The movie is the tender tale of how Jerri goes from chasing cell-block bitches to joining the student body of Flatpoint High School. Its biggest laughs come not because of situation or character logic but because of their complete breakdown — and because the ace supporting players can deliver the sneak-attack line readings that the spiky dialogue demands. The funniest of them is series regular Stephen Colbert, who co-wrote the script with Sedaris and director Paul Dinello and here plumbs levels of ironic self-obsession that Garry Shandling couldn’t find. The star cameos range from iffy but game (Allison Janney and Philip Seymour Hoffman as the school board) to seamless (the finest five minutes of Sarah Jessica Parker’s career), with Ian Holm’s deadpan doctor perhaps the brightest left-field surprise.

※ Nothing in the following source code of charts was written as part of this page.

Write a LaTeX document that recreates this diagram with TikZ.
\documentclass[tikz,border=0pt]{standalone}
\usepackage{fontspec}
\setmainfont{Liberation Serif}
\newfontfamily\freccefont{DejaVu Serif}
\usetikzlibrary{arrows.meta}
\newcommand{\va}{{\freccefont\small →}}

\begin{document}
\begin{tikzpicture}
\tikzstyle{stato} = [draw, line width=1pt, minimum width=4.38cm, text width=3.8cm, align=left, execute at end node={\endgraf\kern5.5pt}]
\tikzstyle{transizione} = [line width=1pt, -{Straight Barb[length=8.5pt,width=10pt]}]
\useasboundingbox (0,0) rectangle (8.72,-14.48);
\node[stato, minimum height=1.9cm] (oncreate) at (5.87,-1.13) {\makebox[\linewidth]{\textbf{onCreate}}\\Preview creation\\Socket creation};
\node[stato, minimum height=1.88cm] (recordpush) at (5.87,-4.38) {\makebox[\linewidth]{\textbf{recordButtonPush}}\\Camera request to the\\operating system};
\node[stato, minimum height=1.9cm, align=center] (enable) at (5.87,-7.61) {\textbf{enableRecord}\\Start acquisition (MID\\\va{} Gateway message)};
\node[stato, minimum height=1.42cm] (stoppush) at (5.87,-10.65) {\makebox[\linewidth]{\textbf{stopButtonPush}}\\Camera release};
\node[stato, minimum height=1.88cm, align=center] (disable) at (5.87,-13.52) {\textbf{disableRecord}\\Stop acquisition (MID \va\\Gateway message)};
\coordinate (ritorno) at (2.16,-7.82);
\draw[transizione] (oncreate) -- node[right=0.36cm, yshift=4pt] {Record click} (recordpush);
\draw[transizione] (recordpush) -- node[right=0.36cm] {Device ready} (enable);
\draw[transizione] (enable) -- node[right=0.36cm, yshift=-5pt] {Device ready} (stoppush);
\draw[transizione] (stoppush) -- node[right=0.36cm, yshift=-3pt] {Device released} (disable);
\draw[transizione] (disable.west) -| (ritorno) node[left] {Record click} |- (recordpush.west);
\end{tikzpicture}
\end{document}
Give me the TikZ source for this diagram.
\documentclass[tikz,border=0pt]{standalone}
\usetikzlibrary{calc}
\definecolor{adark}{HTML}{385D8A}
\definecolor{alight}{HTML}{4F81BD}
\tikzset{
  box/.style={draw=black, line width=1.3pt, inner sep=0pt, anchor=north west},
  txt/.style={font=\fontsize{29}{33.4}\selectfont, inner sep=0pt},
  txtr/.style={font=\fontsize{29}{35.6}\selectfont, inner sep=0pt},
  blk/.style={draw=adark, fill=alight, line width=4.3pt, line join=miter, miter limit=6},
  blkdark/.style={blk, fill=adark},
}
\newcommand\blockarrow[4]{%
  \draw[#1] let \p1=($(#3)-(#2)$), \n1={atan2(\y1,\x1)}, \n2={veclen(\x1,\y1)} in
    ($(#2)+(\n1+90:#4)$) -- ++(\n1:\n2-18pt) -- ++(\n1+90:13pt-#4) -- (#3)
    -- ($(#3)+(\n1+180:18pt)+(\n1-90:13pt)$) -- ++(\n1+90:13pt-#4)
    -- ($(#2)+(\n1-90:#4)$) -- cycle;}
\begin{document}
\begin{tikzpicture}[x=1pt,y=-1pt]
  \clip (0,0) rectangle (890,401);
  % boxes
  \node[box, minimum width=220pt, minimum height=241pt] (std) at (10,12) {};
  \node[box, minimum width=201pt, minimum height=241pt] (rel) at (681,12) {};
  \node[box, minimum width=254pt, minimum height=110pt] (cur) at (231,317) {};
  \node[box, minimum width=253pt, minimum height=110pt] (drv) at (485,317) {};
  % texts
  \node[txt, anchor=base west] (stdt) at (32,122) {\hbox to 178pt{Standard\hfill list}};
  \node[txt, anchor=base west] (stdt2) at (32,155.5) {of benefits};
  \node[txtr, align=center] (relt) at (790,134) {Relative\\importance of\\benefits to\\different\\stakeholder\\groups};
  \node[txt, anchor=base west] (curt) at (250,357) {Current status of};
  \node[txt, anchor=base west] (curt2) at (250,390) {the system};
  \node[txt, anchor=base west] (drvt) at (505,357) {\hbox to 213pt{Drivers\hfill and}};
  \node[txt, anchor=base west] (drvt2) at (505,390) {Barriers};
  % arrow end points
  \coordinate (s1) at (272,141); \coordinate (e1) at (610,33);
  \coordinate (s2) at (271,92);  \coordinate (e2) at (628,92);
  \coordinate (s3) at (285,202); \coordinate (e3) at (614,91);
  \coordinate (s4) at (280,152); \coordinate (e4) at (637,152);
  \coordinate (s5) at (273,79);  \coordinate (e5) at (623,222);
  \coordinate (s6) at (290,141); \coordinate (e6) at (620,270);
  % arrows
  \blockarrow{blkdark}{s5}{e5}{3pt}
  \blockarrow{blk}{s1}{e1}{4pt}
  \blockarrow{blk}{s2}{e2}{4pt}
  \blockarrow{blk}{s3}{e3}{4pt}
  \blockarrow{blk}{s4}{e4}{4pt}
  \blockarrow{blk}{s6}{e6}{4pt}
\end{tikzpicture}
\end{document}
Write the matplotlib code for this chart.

Like the show, it’s a love-it-or-hate-it affair because of its star, Amy Sedaris, whose Lucille Ball-on-crystal-meth persona is an anti-comedy litmus test. Screechy and clingy, possessed of utterly unwarranted sex-bomb bravado, Sedaris’ Jerri is the square peg on which the movie hangs. Either you find her scrunched-up expressions, crack-baby attention span and malignant libido a skin-crawling hoot (as when she sizes up a jock conquest-to-be with the gag-reflex dare “I want your spermies”) or you recoil as from a prom corsage of poison ivy. Either way, no problem. Anti-comedy isn’t pretty.